There's nothing wrong with that, but if you're a user of one of these services you might take it as a hint to find an alternative.
I usually say in interviews that my preferred time to join a company is at the end of stage 1 (start up) and the start of phase 2 (organizing).
Nothing makes me happier than to be told "Hey, we got this up and running and it's a mess. Now we need someone to turn this into a system that is easy to modify and maintain."
Debatable
here is a solid article from this week's Economist (that mentions another real jewel of a company):
https://www.economist.com/business/2026/07/01/can-bending-sp...
I believe it imports Evernote data too.
So I downloaded my data, and had Claude vibecode a fully-featured clone in a single evening. Even if I was paying Anthropic API rates, it cost me less than a single year of my Solo plan.
So if anybody is reading this? They absolutely will gouge you. All the stories you've read are all true. Take some advice and get out while you can.
Don't forget "slash the workforce, ensuring that the product will get worse over time".
> After the acquisition, Bending Spoons is anything but a passive owner, making changes to the products’ user experience and features, as well as to the underlying tech; monetization strategy, including pricing; and team organization, including headcount.
> While this focus on efficiency and revenue overlaps with private equity strategies, Bending Spoons claims a key difference: It “aims to hold forever, and has never sold an acquired business.” It is building a live portfolio, not presiding over a tech graveyard.

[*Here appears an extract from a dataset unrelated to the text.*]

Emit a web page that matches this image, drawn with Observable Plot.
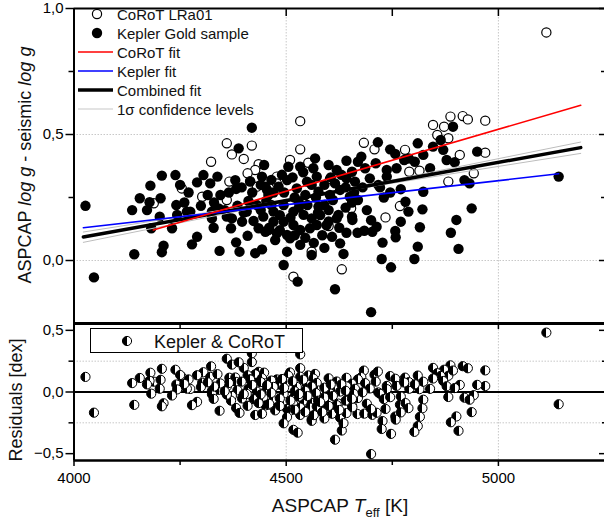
<!DOCTYPE html>
<html><head><meta charset="utf-8">
<script src="https://cdn.jsdelivr.net/npm/d3@7"></script>
<script src="https://cdn.jsdelivr.net/npm/@observablehq/plot@0.6"></script>
<style>
body{margin:0;background:#fff;font-family:"Liberation Sans",Arial,sans-serif;}
#wrap{position:relative;width:604px;height:522px;overflow:hidden;background:#fff;}
#wrap svg{position:absolute;left:0;top:0;}
</style></head><body>
<svg width="0" height="0" style="position:absolute"><defs>
<linearGradient id="halfFill" x1="0" x2="1" y1="0" y2="0">
<stop offset="0.5" stop-color="black"/><stop offset="0.5" stop-color="white"/>
</linearGradient></defs></svg>
<div id="wrap"></div>
<script>
// ---------- data ----------
const corotTeff = [4360,4419,4372,4400,4435,4427,4409,4323,4254,4302,
  4360,4366,4415,4431,4188,4533,4533,4509,4478,4478,
  4552,4560,4517,4887,4916,4928,4969,4846,4872,4856,
  4882,4683,4708,4780,4909,4969,4790,4814,4942,4882,
  4603,4768,4734,4600,4631,4653,5113];
const corotDiff = [0.465,0.456,0.421,0.403,0.382,0.359,0.346,0.392,0.286,0.253,
  0.240,0.313,0.315,0.293,0.227,0.553,0.441,0.399,0.333,0.306,
  0.388,0.035,-0.064,0.571,0.573,0.560,0.555,0.538,0.531,0.498,
  0.485,0.467,0.441,0.439,0.419,0.428,0.352,0.356,0.346,0.313,
  0.323,0.216,0.171,0.137,-0.035,0.207,0.905];

const keplerTeff = [4027,4047,4419,4388,4448,4505,4533,4568,4564,4207,
  4239,4180,4155,4204,4178,4137,4172,4241,4305,4321,
  4338,4380,4382,4415,4443,4451,4458,4482,4502,4525,
  4549,4572,4299,4274,4325,4341,4385,4411,4431,4453,
  4470,4494,4517,4541,4560,4202,4243,4266,4325,4372,
  4396,4423,4446,4470,4494,4517,4533,4556,4572,4231,
  4329,4370,4182,4451,4478,4502,4409,4474,4509,4533,
  4290,4278,4211,4207,4142,4343,4382,4390,4427,4443,
  4502,4560,4494,4527,4893,4864,4846,4870,4810,4716,
  4745,4757,4789,4823,4878,4897,4950,4677,4669,4642,
  4600,4619,4655,4686,4711,4737,4760,4778,4803,4839,
  4615,4642,4662,4697,4717,4737,4920,4932,5142,4576,
  4603,4627,4650,4669,4721,4770,4823,4781,4788,4821,
  4937,4576,4600,4623,4655,4619,4608,4627,4635,4642,
  4668,4684,4703,4713,4656,4757,4758,4770,4815,4901,
  4888,4727,4810,4906,4725,4747,4802,4615,4700,4458,
  4435,4407,4360,4440,4465,4490,4515,4540,4560,4470,
  4495,4520,4545,4570,4440,4465,4485,4510,4530,4550,
  4575,4460,4485,4520,4545,4565,4590,4595,4590,4590,
  4605,4630,4640,4660,4610,4640,4625,4600,4585,4420,
  4395,4365,4345,4355,4330,4290,4270,4250,4260,4315,
  4400,4455,4530,4580,4690,4730,4655,4700,4745,4680];
const keplerDiff = [0.217,-0.067,0.527,0.445,0.379,0.372,0.372,0.405,0.366,0.337,
  0.339,0.297,0.247,0.247,0.231,0.200,0.200,0.220,0.339,0.306,
  0.333,0.319,0.284,0.313,0.333,0.293,0.260,0.293,0.319,0.286,
  0.313,0.333,0.217,0.194,0.194,0.207,0.217,0.236,0.220,0.236,
  0.194,0.220,0.194,0.181,0.167,0.174,0.181,0.194,0.167,0.167,
  0.154,0.157,0.174,0.154,0.154,0.141,0.121,0.128,0.141,0.128,
  0.130,0.128,0.128,0.114,0.108,0.101,0.098,0.081,0.088,0.062,
  0.094,0.064,0.059,0.033,0.025,0.038,0.072,0.035,0.029,0.044,
  0.035,0.022,-0.018,-0.084,0.531,0.478,0.452,0.439,0.465,0.469,
  0.441,0.423,0.405,0.419,0.399,0.390,0.432,0.412,0.392,0.396,
  0.379,0.359,0.352,0.366,0.386,0.359,0.366,0.399,0.392,0.366,
  0.306,0.326,0.313,0.326,0.300,0.333,0.319,0.306,0.333,0.273,
  0.260,0.280,0.253,0.240,0.290,0.283,0.273,0.233,0.194,0.203,
  0.207,0.214,0.200,0.181,0.174,0.167,0.094,0.068,0.026,0.110,
  0.110,0.118,0.114,0.134,0.161,0.117,0.092,0.154,0.132,0.161,
  0.110,0.071,0.055,0.046,0.006,-0.027,0.006,-0.114,-0.205,0.121,
  0.128,0.194,0.174,0.300,0.320,0.340,0.330,0.350,0.300,0.270,
  0.270,0.250,0.260,0.250,0.200,0.220,0.180,0.170,0.210,0.220,
  0.190,0.130,0.120,0.100,0.090,0.070,0.050,0.140,0.220,0.300,
  0.330,0.340,0.290,0.270,0.240,0.210,0.130,0.155,0.100,0.270,
  0.290,0.270,0.260,0.200,0.230,0.310,0.270,0.300,0.230,0.260,
  0.190,0.280,0.230,0.180,0.200,0.250,0.230,0.160,0.270,0.290];

// fit lines (end points)
const corotFitTeff = [4187, 5194];   const corotFitVal = [0.121, 0.616];
const keplerFitTeff = [4022, 5142];  const keplerFitVal = [0.130, 0.344];
const combFitTeff = [4022, 5194];    const combFitVal = [0.093, 0.448];
const confATeff = [4022, 5194];      const confAVal = [0.072, 0.470];
const confBTeff = [4022, 5194];      const confBVal = [0.113, 0.425];

// axes
const xDomain = [4000, 5250];
const yTopDomain = [-0.25, 1.0];
const yBotDomain = [-0.5555, 0.5555];
const xMajorTicks = [4000, 4500, 5000];
const xMinorTicks = [4250, 4750];
const yTopMajor = [0, 0.5, 1.0];
const yTopMinor = [0.25, 0.75];
const yBotMajor = [-0.5, 0, 0.5];
const yBotMinor = [-0.25, 0.25];

// ---------- build ----------
const pts = (ts, vs) => ts.map((t, i) => ({T: t, v: vs[i]}));
const corot = pts(corotTeff, corotDiff);
const kepler = pts(keplerTeff, keplerDiff);
const fitAt = T => combFitVal[0] + (combFitVal[1] - combFitVal[0]) * (T - combFitTeff[0]) / (combFitTeff[1] - combFitTeff[0]);
const residuals = [...corot, ...kepler].map(d => ({T: d.T, r: d.v - fitAt(d.T)}));

const FONT = '"Liberation Sans", Arial, sans-serif';
const fmt = d => d3.format(".1f")(d).replace(".", ",");
const none = () => "";
const grid = {stroke: "#c8c8c8", strokeDasharray: "1.5,1.5", strokeWidth: 1};

const topPlot = Plot.plot({
  width: 604, height: 324, marginTop: 8, marginBottom: 1, marginLeft: 73.5, marginRight: 0,
  style: {background: "transparent", fontFamily: FONT, overflow: "visible"},
  x: {domain: xDomain, axis: null},
  y: {domain: yTopDomain, axis: null},
  marks: [
    Plot.ruleY([0, 0.5], grid),
    Plot.ruleX([4500, 5000], grid),
    Plot.dot(corot, {x: "T", y: "v", r: 4.6, fill: "white", stroke: "black", strokeWidth: 1.2}),
    Plot.dot(kepler, {x: "T", y: "v", r: 5.2, fill: "black"}),
    Plot.line(pts(confATeff, confAVal), {x: "T", y: "v", stroke: "#bdbdbd", strokeWidth: 1}),
    Plot.line(pts(confBTeff, confBVal), {x: "T", y: "v", stroke: "#bdbdbd", strokeWidth: 1}),
    Plot.line(pts(combFitTeff, combFitVal), {x: "T", y: "v", stroke: "black", strokeWidth: 3.5}),
    Plot.line(pts(keplerFitTeff, keplerFitVal), {x: "T", y: "v", stroke: "#0000ff", strokeWidth: 1.6}),
    Plot.line(pts(corotFitTeff, corotFitVal), {x: "T", y: "v", stroke: "#ff0000", strokeWidth: 1.6}),
    Plot.ruleY([1.0], {strokeWidth: 2}),
    Plot.ruleX([4000], {strokeWidth: 2}),
    Plot.axisY(yTopMajor, {anchor: "left", tickSize: 8, tickPadding: 2.5, tickFormat: fmt, fontSize: 15, label: null, strokeWidth: 1.5}),
    Plot.axisY(yTopMinor, {anchor: "left", tickSize: 5, tickFormat: none, label: null, strokeWidth: 1.5}),
    Plot.axisY(yTopMajor, {anchor: "right", tickSize: 6, dx: -6, tickFormat: none, label: null, strokeWidth: 1.5}),
    Plot.axisY(yTopMinor, {anchor: "right", tickSize: 4, dx: -4, tickFormat: none, label: null, strokeWidth: 1.5}),
    Plot.axisX([4500, 4750, 5000], {anchor: "top", tickSize: 7, dy: 7, tickFormat: none, label: null, strokeWidth: 1.5})
  ]
});

const botPlot = Plot.plot({
  width: 604, height: 522, marginTop: 323, marginBottom: 62, marginLeft: 73.5, marginRight: 0,
  style: {background: "transparent", fontFamily: FONT, overflow: "visible"},
  x: {domain: xDomain, axis: null},
  y: {domain: yBotDomain, axis: null},
  marks: [
    Plot.ruleY(yBotMinor, grid),
    Plot.ruleX([4500, 5000], grid),
    Plot.ruleY([0], {strokeWidth: 2}),
    Plot.dot(residuals, {x: "T", y: "r", r: 4.6, fill: "url(#halfFill)", stroke: "black", strokeWidth: 1}),
    Plot.ruleX([4000], {strokeWidth: 2}),
    Plot.ruleY([yBotDomain[0]], {strokeWidth: 2.5}),
    Plot.ruleY([yBotDomain[1]], {strokeWidth: 2.8}),
    Plot.axisY(yBotMajor, {anchor: "left", tickSize: 8, tickPadding: 2.5, tickFormat: fmt, fontSize: 15, label: null, strokeWidth: 1.5}),
    Plot.axisY(yBotMinor, {anchor: "left", tickSize: 5, tickFormat: none, label: null, strokeWidth: 1.5}),
    Plot.axisY([-0.5, 0.5], {anchor: "right", tickSize: 6, dx: -6, tickFormat: none, label: null, strokeWidth: 1.5}),
    Plot.axisY(yBotMinor, {anchor: "right", tickSize: 3, dx: -3, tickFormat: none, label: null, strokeWidth: 1.5}),
    Plot.axisX([4250, 4500, 4750, 5000], {anchor: "top", tickSize: 5, dy: 5, tickFormat: none, label: null, strokeWidth: 1.5}),
    Plot.axisX(xMajorTicks, {anchor: "bottom", tickSize: 6, tickPadding: 6, tickFormat: d3.format("d"), fontSize: 15, label: null, strokeWidth: 1.5}),
    Plot.axisX(xMinorTicks, {anchor: "bottom", tickSize: 5, tickFormat: none, label: null, strokeWidth: 1.5})
  ]
});

const wrap = document.getElementById("wrap");
wrap.appendChild(topPlot);
wrap.appendChild(botPlot);

// ---------- legends and axis titles ----------
const ov = d3.select(wrap).append("svg").attr("width", 604).attr("height", 522)
  .style("font-family", FONT);

const lx = 97, tx = 117, rows = [14, 33, 52, 71, 90, 109];
ov.append("circle").attr("cx", lx).attr("cy", rows[0]).attr("r", 4.6).attr("fill", "white").attr("stroke", "black").attr("stroke-width", 1.2);
ov.append("circle").attr("cx", lx).attr("cy", rows[1]).attr("r", 5.2).attr("fill", "black");
const lineItems = [["#ff0000", 1.6, 2], ["#0000ff", 1.6, 3], ["black", 3.5, 4], ["#c8c8c8", 1.2, 5]];
lineItems.forEach(([c, w, i]) => ov.append("line").attr("x1", 78).attr("x2", 113).attr("y1", rows[i]).attr("y2", rows[i]).attr("stroke", c).attr("stroke-width", w));
const labels = ["CoRoT LRa01", "Kepler Gold sample", "CoRoT fit", "Kepler fit", "Combined fit", "1σ confidence levels"];
labels.forEach((t, i) => ov.append("text").attr("x", tx).attr("y", rows[i] + 5.5).attr("font-size", 15).attr("fill", "#111").text(t));

// residual legend box
ov.append("rect").attr("x", 90.5).attr("y", 328.5).attr("width", 212).attr("height", 24).attr("fill", "white").attr("stroke", "black").attr("stroke-width", 1);
ov.append("circle").attr("cx", 127).attr("cy", 341).attr("r", 4.6).attr("fill", "url(#halfFill)").attr("stroke", "black");
ov.append("text").attr("x", 154).attr("y", 347.5).attr("font-size", 18).attr("fill", "#111").text("Kepler & CoRoT");

// axis titles
const xt = ov.append("text").attr("x", 340).attr("y", 512).attr("text-anchor", "middle").attr("font-size", 19).attr("fill", "#111");
xt.append("tspan").text("ASPCAP ");
xt.append("tspan").attr("font-style", "italic").text("T");
xt.append("tspan").attr("font-size", 13).attr("dy", 5).text("eff");
xt.append("tspan").attr("dy", -5).text("  [K]");

const yt = ov.append("text").attr("transform", "translate(31,165) rotate(-90)").attr("text-anchor", "middle").attr("font-size", 18).attr("fill", "#111");
yt.append("tspan").text("ASPCAP ");
yt.append("tspan").attr("font-style", "italic").text("log g");
yt.append("tspan").text("  -  seismic ");
yt.append("tspan").attr("font-style", "italic").text("log g");

ov.append("text").attr("transform", "translate(22,400) rotate(-90)").attr("text-anchor", "middle").attr("font-size", 18).attr("fill", "#111").text("Residuals [dex]");
</script>
</body></html>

That last line has me wondering who wrote this.
As for my opinion on the company, I don’t really see anything particularly negative about it. I think the fact that they’ve never sold an acquired business is a rather admirable trait.
In a way, they’re doing something that may not have been possible without this style of intervention, which is to keep companies/products that would have otherwise disappeared viable.
For a company like Evernote it wouldn’t be better for their customers if the company liquidated. There are worse things that can happen to your service provider of choice than price increases or worse customer support.
Charging $20,000 for a note-taking app subscription is not that.
The $20,000 price plan wasn’t a real price, that was just a not so gentle nudge to move to a different offering. Maybe it feels bad but that plan effectively doesn’t exist anymore. Things change.
It’s got fewer features for the dollar, but if the previous company was not sustainable in the first place, it is what it is.
A company raising prices or cutting service quality is only a problem if they’re in a monopoly situation with no other market alternatives. None of the companies Bending Spoons has acquired are in that position. Many of them are far from being the market leaders.
I looked through their assets and it clicked: “this is where software goes to die”
I mean, they're at least keeping the service alive for as long as possible.
"customers who stick around." is anthesis to mid- to long-term customer loyalty when you do "jack up prices, and milk remaining users for as much cash as possible"
Customer "inertia" or "lock-in" might be better terms to describe what the company is looking for in an acquisition.
Their ideal customer may well be someone who's forgotten they have a subscription on credit card auto-pay.
> Speaking to TechCrunch, co-founder and chief product officer Matteo Danieli said some of the scrutiny was due to the fact that products such as Evernote were genuinely loved by their users. But he said that despite all the changes, customer retention has been “remarkably stable.”
Ah yes. In other news, the prison population size is also remarkably stable.
Most things with royalties (oil fields, songs) work like this.
And yet dairy farms can last for centuries.